>>>>>
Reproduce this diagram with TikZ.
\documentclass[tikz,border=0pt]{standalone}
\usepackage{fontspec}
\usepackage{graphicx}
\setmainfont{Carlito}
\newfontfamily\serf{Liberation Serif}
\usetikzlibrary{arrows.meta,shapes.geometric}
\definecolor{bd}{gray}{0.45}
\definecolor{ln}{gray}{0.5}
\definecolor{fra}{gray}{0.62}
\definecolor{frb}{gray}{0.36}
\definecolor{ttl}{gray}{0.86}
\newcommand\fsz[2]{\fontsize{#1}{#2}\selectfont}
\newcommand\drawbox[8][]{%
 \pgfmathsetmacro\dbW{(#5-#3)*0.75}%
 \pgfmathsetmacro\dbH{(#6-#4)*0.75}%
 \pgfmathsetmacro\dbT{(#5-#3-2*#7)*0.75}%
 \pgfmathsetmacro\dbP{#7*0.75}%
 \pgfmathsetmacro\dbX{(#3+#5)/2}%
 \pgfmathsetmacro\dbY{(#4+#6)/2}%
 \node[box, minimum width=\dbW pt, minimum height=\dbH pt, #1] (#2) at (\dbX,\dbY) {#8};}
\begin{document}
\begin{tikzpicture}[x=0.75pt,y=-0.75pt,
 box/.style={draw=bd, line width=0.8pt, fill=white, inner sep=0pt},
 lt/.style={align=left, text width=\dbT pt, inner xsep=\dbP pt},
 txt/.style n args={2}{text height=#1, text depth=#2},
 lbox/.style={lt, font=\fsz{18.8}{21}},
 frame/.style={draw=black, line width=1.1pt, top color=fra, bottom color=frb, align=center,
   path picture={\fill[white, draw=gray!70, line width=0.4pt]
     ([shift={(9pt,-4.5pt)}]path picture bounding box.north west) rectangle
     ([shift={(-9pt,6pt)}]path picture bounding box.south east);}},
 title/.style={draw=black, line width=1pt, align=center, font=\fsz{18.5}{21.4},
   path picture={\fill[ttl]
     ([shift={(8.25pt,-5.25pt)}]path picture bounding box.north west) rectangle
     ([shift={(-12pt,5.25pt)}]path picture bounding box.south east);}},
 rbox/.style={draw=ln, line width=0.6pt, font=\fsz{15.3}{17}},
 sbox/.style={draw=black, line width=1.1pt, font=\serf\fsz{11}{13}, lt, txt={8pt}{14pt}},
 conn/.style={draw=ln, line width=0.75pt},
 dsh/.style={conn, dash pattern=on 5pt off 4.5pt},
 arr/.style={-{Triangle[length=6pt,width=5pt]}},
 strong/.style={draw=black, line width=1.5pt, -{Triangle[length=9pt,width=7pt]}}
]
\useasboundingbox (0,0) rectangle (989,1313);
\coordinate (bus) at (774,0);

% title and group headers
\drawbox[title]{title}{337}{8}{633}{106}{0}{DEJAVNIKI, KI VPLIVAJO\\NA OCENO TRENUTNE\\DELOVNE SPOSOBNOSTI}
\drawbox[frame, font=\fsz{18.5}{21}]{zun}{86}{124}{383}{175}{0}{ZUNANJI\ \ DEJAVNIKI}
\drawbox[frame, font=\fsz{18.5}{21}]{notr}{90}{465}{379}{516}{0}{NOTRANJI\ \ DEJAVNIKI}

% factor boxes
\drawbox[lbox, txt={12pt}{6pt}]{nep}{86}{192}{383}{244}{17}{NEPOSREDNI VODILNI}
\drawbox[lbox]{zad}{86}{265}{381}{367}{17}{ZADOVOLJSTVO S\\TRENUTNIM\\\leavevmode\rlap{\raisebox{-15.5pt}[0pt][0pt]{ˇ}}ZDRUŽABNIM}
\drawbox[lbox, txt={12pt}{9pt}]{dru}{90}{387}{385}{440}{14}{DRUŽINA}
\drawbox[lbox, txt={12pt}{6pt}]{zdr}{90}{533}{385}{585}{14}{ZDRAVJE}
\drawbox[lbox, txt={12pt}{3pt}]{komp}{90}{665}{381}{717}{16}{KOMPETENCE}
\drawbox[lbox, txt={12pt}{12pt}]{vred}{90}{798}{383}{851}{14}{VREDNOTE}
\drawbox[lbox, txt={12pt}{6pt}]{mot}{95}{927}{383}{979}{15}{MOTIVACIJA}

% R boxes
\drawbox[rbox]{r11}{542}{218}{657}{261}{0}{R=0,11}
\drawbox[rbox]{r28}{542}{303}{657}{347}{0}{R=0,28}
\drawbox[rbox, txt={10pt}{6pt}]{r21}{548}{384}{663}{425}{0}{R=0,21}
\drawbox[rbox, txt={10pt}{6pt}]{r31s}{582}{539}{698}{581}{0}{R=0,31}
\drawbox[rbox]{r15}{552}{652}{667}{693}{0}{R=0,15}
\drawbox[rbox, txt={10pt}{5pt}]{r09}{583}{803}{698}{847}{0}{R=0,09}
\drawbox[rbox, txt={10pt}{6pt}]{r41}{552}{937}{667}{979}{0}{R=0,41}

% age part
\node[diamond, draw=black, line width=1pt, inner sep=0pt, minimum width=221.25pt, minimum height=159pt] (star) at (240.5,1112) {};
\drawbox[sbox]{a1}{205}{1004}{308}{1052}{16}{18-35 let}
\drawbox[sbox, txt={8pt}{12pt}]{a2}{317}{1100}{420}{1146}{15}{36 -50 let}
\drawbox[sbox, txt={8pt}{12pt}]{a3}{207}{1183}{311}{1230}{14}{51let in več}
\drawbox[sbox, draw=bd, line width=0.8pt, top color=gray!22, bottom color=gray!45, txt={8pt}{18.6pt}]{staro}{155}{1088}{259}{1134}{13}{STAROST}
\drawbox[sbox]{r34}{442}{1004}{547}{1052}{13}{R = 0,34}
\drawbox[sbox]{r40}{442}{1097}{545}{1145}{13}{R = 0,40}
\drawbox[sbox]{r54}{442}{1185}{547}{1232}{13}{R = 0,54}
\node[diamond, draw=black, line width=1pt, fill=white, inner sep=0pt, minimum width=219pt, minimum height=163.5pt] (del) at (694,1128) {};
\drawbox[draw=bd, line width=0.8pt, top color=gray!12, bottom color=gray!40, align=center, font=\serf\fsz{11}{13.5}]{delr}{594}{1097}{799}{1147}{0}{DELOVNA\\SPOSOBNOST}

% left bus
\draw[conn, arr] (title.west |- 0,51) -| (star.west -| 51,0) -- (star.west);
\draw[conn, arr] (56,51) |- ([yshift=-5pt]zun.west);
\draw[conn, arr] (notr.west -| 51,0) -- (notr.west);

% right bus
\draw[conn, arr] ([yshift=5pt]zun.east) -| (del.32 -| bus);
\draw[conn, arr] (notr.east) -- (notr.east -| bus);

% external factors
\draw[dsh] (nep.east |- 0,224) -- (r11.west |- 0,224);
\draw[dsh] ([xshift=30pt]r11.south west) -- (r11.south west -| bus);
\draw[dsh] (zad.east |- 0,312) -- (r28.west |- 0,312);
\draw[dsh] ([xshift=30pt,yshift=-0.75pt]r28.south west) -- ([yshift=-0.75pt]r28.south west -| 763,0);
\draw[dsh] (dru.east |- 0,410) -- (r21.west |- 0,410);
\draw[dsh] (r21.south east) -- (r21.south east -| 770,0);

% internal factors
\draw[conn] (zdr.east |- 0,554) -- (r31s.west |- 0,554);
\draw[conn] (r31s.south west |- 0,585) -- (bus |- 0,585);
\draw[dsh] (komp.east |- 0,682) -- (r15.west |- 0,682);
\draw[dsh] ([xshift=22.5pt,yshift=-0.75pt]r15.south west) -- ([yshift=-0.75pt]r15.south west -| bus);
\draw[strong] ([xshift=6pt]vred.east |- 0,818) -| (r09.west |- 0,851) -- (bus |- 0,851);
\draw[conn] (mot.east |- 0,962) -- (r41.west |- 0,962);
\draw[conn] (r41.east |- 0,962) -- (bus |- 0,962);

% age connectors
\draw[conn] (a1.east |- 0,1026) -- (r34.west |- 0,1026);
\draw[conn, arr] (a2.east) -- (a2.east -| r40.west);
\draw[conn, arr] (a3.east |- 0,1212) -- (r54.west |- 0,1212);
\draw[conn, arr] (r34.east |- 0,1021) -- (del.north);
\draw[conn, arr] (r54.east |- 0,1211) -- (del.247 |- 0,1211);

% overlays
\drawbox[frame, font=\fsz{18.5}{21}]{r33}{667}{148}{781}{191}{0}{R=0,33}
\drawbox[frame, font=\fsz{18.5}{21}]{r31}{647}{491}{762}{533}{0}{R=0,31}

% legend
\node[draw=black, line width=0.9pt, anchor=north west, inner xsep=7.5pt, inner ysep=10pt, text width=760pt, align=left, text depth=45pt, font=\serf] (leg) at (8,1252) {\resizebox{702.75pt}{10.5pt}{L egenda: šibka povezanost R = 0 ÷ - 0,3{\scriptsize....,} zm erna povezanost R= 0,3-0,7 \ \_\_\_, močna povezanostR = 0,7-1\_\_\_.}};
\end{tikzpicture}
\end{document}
<<<<<
> **YOUR OBJECTIVE**
Using the material above, quote the first line and each line after it, stopping at and including the line that holds "(bus) at (774,0);".

> **TASK RESPONSE**
Reproduce this diagram with TikZ.
\documentclass[tikz,border=0pt]{standalone}
\usepackage{fontspec}
\usepackage{graphicx}
\setmainfont{Carlito}
\newfontfamily\serf{Liberation Serif}
\usetikzlibrary{arrows.meta,shapes.geometric}
\definecolor{bd}{gray}{0.45}
\definecolor{ln}{gray}{0.5}
\definecolor{fra}{gray}{0.62}
\definecolor{frb}{gray}{0.36}
\definecolor{ttl}{gray}{0.86}
\newcommand\fsz[2]{\fontsize{#1}{#2}\selectfont}
\newcommand\drawbox[8][]{%
 \pgfmathsetmacro\dbW{(#5-#3)*0.75}%
 \pgfmathsetmacro\dbH{(#6-#4)*0.75}%
 \pgfmathsetmacro\dbT{(#5-#3-2*#7)*0.75}%
 \pgfmathsetmacro\dbP{#7*0.75}%
 \pgfmathsetmacro\dbX{(#3+#5)/2}%
 \pgfmathsetmacro\dbY{(#4+#6)/2}%
 \node[box, minimum width=\dbW pt, minimum height=\dbH pt, #1] (#2) at (\dbX,\dbY) {#8};}
\begin{document}
\begin{tikzpicture}[x=0.75pt,y=-0.75pt,
 box/.style={draw=bd, line width=0.8pt, fill=white, inner sep=0pt},
 lt/.style={align=left, text width=\dbT pt, inner xsep=\dbP pt},
 txt/.style n args={2}{text height=#1, text depth=#2},
 lbox/.style={lt, font=\fsz{18.8}{21}},
 frame/.style={draw=black, line width=1.1pt, top color=fra, bottom color=frb, align=center,
   path picture={\fill[white, draw=gray!70, line width=0.4pt]
     ([shift={(9pt,-4.5pt)}]path picture bounding box.north west) rectangle
     ([shift={(-9pt,6pt)}]path picture bounding box.south east);}},
 title/.style={draw=black, line width=1pt, align=center, font=\fsz{18.5}{21.4},
   path picture={\fill[ttl]
     ([shift={(8.25pt,-5.25pt)}]path picture bounding box.north west) rectangle
     ([shift={(-12pt,5.25pt)}]path picture bounding box.south east);}},
 rbox/.style={draw=ln, line width=0.6pt, font=\fsz{15.3}{17}},
 sbox/.style={draw=black, line width=1.1pt, font=\serf\fsz{11}{13}, lt, txt={8pt}{14pt}},
 conn/.style={draw=ln, line width=0.75pt},
 dsh/.style={conn, dash pattern=on 5pt off 4.5pt},
 arr/.style={-{Triangle[length=6pt,width=5pt]}},
 strong/.style={draw=black, line width=1.5pt, -{Triangle[length=9pt,width=7pt]}}
]
\useasboundingbox (0,0) rectangle (989,1313);
\coordinate (bus) at (774,0);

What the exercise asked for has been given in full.